Aim >> Return each line of the data below verbatim; pictures are to be left out.
-- BEGIN Raw data --
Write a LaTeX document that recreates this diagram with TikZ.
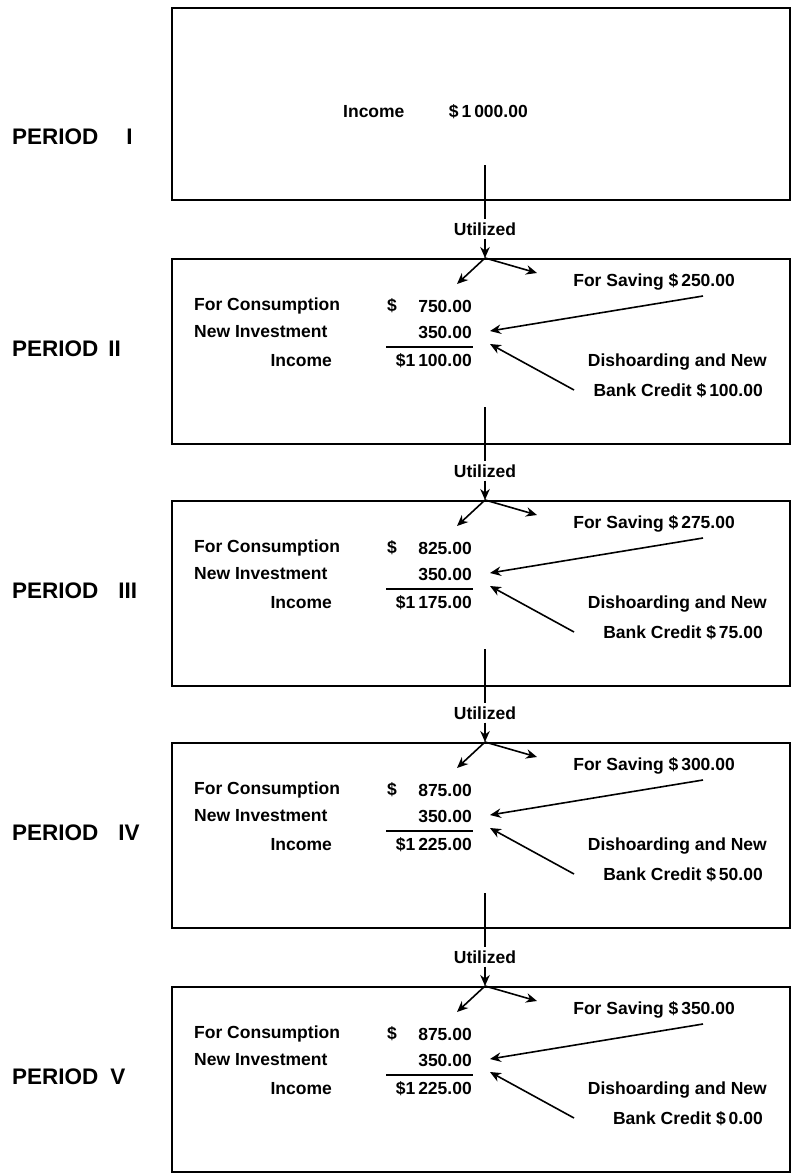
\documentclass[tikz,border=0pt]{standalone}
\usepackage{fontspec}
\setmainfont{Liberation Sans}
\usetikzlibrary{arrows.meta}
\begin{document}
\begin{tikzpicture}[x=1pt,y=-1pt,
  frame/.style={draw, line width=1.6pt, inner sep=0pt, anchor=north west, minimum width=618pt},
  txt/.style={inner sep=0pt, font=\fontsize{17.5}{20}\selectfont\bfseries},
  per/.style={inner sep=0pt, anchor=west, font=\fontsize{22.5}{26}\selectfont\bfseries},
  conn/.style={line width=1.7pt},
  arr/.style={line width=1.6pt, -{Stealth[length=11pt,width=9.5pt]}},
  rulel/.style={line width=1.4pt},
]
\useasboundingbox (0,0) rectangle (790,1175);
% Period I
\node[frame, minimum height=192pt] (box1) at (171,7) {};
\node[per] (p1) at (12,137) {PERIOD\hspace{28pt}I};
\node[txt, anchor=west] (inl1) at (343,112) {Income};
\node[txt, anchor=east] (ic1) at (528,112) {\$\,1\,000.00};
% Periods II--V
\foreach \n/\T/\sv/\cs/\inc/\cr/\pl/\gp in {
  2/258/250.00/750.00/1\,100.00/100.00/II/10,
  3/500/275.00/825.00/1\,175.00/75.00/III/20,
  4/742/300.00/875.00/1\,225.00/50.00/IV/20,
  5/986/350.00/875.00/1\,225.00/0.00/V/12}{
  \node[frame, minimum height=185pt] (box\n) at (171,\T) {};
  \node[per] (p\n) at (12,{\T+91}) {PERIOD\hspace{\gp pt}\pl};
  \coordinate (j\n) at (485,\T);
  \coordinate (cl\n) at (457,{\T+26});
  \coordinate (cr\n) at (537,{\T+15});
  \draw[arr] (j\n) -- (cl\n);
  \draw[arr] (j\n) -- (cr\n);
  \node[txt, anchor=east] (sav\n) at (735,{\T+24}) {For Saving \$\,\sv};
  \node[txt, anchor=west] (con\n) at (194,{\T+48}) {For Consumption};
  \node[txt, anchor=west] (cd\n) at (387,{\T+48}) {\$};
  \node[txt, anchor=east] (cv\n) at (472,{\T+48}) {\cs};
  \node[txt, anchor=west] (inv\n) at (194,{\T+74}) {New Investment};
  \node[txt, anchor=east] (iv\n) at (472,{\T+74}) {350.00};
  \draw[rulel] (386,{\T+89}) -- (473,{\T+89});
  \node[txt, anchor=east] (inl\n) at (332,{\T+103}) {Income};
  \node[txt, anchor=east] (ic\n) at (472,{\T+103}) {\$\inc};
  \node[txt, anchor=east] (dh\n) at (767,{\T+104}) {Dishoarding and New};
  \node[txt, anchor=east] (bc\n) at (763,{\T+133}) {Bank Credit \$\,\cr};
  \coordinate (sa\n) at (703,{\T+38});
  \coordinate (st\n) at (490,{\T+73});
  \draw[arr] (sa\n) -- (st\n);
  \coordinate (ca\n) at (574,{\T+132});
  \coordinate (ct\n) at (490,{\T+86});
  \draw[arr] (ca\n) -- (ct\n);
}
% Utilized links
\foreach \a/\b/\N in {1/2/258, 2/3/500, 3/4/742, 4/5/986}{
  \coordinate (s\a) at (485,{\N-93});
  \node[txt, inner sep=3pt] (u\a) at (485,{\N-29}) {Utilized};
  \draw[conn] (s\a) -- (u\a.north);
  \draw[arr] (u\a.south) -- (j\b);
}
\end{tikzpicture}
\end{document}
-- END Raw data --
Solution to the exercise >>
Write a LaTeX document that recreates this diagram with TikZ.
\documentclass[tikz,border=0pt]{standalone}
\usepackage{fontspec}
\setmainfont{Liberation Sans}
\usetikzlibrary{arrows.meta}
\begin{document}
\begin{tikzpicture}[x=1pt,y=-1pt,
  frame/.style={draw, line width=1.6pt, inner sep=0pt, anchor=north west, minimum width=618pt},
  txt/.style={inner sep=0pt, font=\fontsize{17.5}{20}\selectfont\bfseries},
  per/.style={inner sep=0pt, anchor=west, font=\fontsize{22.5}{26}\selectfont\bfseries},
  conn/.style={line width=1.7pt},
  arr/.style={line width=1.6pt, -{Stealth[length=11pt,width=9.5pt]}},
  rulel/.style={line width=1.4pt},
]
\useasboundingbox (0,0) rectangle (790,1175);
% Period I
\node[frame, minimum height=192pt] (box1) at (171,7) {};
\node[per] (p1) at (12,137) {PERIOD\hspace{28pt}I};
\node[txt, anchor=west] (inl1) at (343,112) {Income};
\node[txt, anchor=east] (ic1) at (528,112) {\$\,1\,000.00};
% Periods II--V
\foreach \n/\T/\sv/\cs/\inc/\cr/\pl/\gp in {
  2/258/250.00/750.00/1\,100.00/100.00/II/10,
  3/500/275.00/825.00/1\,175.00/75.00/III/20,
  4/742/300.00/875.00/1\,225.00/50.00/IV/20,
  5/986/350.00/875.00/1\,225.00/0.00/V/12}{
  \node[frame, minimum height=185pt] (box\n) at (171,\T) {};
  \node[per] (p\n) at (12,{\T+91}) {PERIOD\hspace{\gp pt}\pl};
  \coordinate (j\n) at (485,\T);
  \coordinate (cl\n) at (457,{\T+26});
  \coordinate (cr\n) at (537,{\T+15});
  \draw[arr] (j\n) -- (cl\n);
  \draw[arr] (j\n) -- (cr\n);
  \node[txt, anchor=east] (sav\n) at (735,{\T+24}) {For Saving \$\,\sv};
  \node[txt, anchor=west] (con\n) at (194,{\T+48}) {For Consumption};
  \node[txt, anchor=west] (cd\n) at (387,{\T+48}) {\$};
  \node[txt, anchor=east] (cv\n) at (472,{\T+48}) {\cs};
  \node[txt, anchor=west] (inv\n) at (194,{\T+74}) {New Investment};
  \node[txt, anchor=east] (iv\n) at (472,{\T+74}) {350.00};
  \draw[rulel] (386,{\T+89}) -- (473,{\T+89});
  \node[txt, anchor=east] (inl\n) at (332,{\T+103}) {Income};
  \node[txt, anchor=east] (ic\n) at (472,{\T+103}) {\$\inc};
  \node[txt, anchor=east] (dh\n) at (767,{\T+104}) {Dishoarding and New};
  \node[txt, anchor=east] (bc\n) at (763,{\T+133}) {Bank Credit \$\,\cr};
  \coordinate (sa\n) at (703,{\T+38});
  \coordinate (st\n) at (490,{\T+73});
  \draw[arr] (sa\n) -- (st\n);
  \coordinate (ca\n) at (574,{\T+132});
  \coordinate (ct\n) at (490,{\T+86});
  \draw[arr] (ca\n) -- (ct\n);
}
% Utilized links
\foreach \a/\b/\N in {1/2/258, 2/3/500, 3/4/742, 4/5/986}{
  \coordinate (s\a) at (485,{\N-93});
  \node[txt, inner sep=3pt] (u\a) at (485,{\N-29}) {Utilized};
  \draw[conn] (s\a) -- (u\a.north);
  \draw[arr] (u\a.south) -- (j\b);
}
\end{tikzpicture}
\end{document}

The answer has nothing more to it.